Imagine you want to build a digital actor that can perfectly mimic a specific character, like a quirky anime girl or a grumpy wizard. The problem is, you only have a tiny script (maybe 25 lines of dialogue) to teach them, and you're trying to do this on a regular home computer, not a massive supercomputer.
Usually, when you try to teach a small computer brain (a "Small Language Model") to act like a character, it ends up sounding like a generic robot. It gets the words right but misses the vibe. It might say "Hello," but it forgets to add the character's signature "meow" or their specific way of stumbling over words. This is called being "Out-of-Character."
This paper proposes a clever new way to fix this, which we can call "The Character Blueprint Method."
Here is how it works, broken down into simple analogies:
1. The Problem: The "Paint-by-Numbers" Failure
Imagine you try to teach a student to paint like Van Gogh just by showing them one picture. If you just say, "Copy this," the student might copy the colors but miss the swirly brushstrokes and the feeling of the painting. They end up with a flat copy, not a masterpiece.
In AI terms, standard training just looks at the surface level. It learns what to say, but not how to say it.
2. The Solution: Breaking the "Vibe" into Three Lego Blocks
Instead of trying to teach the AI the whole "vibe" at once (which is too hard with little data), the authors break the character's style down into three specific, manageable Lego blocks:
- Block A: The Vocabulary (Lexical): What words does this character always use? Maybe they say "Gee whiz" or "Meow" or "My dear." The system creates a specific list of these "signature words."
- Block B: The Sentence Structure (Syntactic): How do they build sentences? Do they use short, choppy sentences? Do they use long, fancy ones? Do they talk in questions? The system maps out the "skeleton" of their grammar.
- Block C: The Attitude (Pragmatic): What is their emotional tone? Are they energetic? Sad? Sarcastic? The system tags the character with these emotional labels.

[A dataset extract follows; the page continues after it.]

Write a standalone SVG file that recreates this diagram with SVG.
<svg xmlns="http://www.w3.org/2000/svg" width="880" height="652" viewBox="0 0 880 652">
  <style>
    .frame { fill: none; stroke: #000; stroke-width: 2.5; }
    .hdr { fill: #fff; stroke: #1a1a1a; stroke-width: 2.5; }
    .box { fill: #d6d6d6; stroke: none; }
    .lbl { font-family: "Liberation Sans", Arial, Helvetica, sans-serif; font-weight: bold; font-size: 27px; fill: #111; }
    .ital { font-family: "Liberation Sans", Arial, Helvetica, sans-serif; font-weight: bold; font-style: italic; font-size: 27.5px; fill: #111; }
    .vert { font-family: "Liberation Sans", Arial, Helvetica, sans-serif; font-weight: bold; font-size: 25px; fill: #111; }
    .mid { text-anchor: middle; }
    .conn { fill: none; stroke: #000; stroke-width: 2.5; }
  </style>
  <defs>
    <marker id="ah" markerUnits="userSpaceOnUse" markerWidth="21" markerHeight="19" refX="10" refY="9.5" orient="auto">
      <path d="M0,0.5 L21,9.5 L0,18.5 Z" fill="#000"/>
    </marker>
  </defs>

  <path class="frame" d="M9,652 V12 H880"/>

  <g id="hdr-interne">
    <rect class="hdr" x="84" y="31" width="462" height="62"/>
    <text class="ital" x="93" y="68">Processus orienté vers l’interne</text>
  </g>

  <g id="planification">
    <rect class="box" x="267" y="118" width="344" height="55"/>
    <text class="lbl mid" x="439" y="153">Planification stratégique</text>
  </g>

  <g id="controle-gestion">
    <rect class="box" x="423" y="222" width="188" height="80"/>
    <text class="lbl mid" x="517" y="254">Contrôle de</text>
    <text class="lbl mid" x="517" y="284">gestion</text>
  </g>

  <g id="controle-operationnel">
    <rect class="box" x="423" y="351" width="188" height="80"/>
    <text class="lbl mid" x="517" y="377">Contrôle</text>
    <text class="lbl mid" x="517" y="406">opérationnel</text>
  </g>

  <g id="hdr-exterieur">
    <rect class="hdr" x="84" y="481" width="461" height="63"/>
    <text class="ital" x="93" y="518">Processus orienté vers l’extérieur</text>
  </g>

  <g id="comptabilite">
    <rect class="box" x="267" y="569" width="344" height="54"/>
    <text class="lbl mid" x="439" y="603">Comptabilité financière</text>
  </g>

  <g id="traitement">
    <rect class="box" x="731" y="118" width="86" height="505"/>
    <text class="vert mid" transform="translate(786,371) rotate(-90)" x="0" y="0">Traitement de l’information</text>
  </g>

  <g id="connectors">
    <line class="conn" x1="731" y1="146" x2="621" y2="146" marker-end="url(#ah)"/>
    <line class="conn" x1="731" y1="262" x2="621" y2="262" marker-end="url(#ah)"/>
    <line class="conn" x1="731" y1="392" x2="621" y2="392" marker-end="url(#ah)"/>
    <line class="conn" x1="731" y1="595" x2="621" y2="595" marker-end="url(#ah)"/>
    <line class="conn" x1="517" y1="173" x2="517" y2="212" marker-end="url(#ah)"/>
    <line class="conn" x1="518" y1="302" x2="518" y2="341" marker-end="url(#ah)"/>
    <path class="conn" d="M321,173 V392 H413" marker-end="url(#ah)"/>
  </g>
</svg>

By separating these, the AI doesn't have to guess the whole personality; it just has to assemble these three specific blocks.
3. The Secret Sauce: "The Rehearsal" (Chain-of-Thought)
This is the most creative part of the paper.
Imagine you are an actor preparing for a role.
- The Old Way: You just read the script and try to say the lines perfectly.
- The New Way: Before you say the line, you write a little note to yourself: "Okay, I need to sound grumpy, use short sentences, and add a sigh." Then you say the line.
The authors train the AI to do this "note-writing" (called Chain-of-Thought). They force the AI to explicitly think through the style rules before it generates the final answer.
The Magic Trick:
Once the AI has practiced this "rehearsal" thousands of times during training, it learns the feeling of the rules so well that it no longer needs to write the notes out loud. It internalizes the logic.
- During Training: The AI writes the notes (Reasoning) + The Line.
- During Real Use (Inference): The AI skips the notes and just says the Line, but it sounds perfect because the "notes" are now hidden inside its brain.
This is like a musician who practiced scales with a metronome for years. When they play a concert, they don't need to count "1, 2, 3, 4" out loud; the rhythm is just in their fingers.
4. The Result: A Small Computer, A Big Performance
Because the AI learned the "rules" so deeply during training, the authors were able to use a very small, cheap computer model (1.7 Billion parameters) and make it sound better than much larger, expensive models (4 Billion+ parameters) that were just trained normally.
- The Large Model: Tries to guess the style based on a huge amount of data but often gets confused or sounds generic.
- The Small Model (with this method): Knows the exact "blueprint" of the character and follows it perfectly, even with very little data.
Summary Analogy
Think of the old way of training AI as giving a student a stack of books and saying, "Try to sound like this character." They might memorize a few quotes but miss the accent.
This new method is like giving the student a recipe card:
- Add 2 spoons of "Meow" words.
- Use choppy sentence structures.
- Sprinkle with "Energetic" attitude.
Then, they practice cooking this dish over and over until they can make it perfectly without even looking at the recipe card. Now, they can cook that specific dish on a tiny stove (a small computer) and it tastes just as good as the one made in a giant industrial kitchen.
Why does this matter?
It means we can run high-quality, personalized character AI on our own laptops or phones without needing massive servers, making it cheaper and more accessible for everyone to create their own digital friends.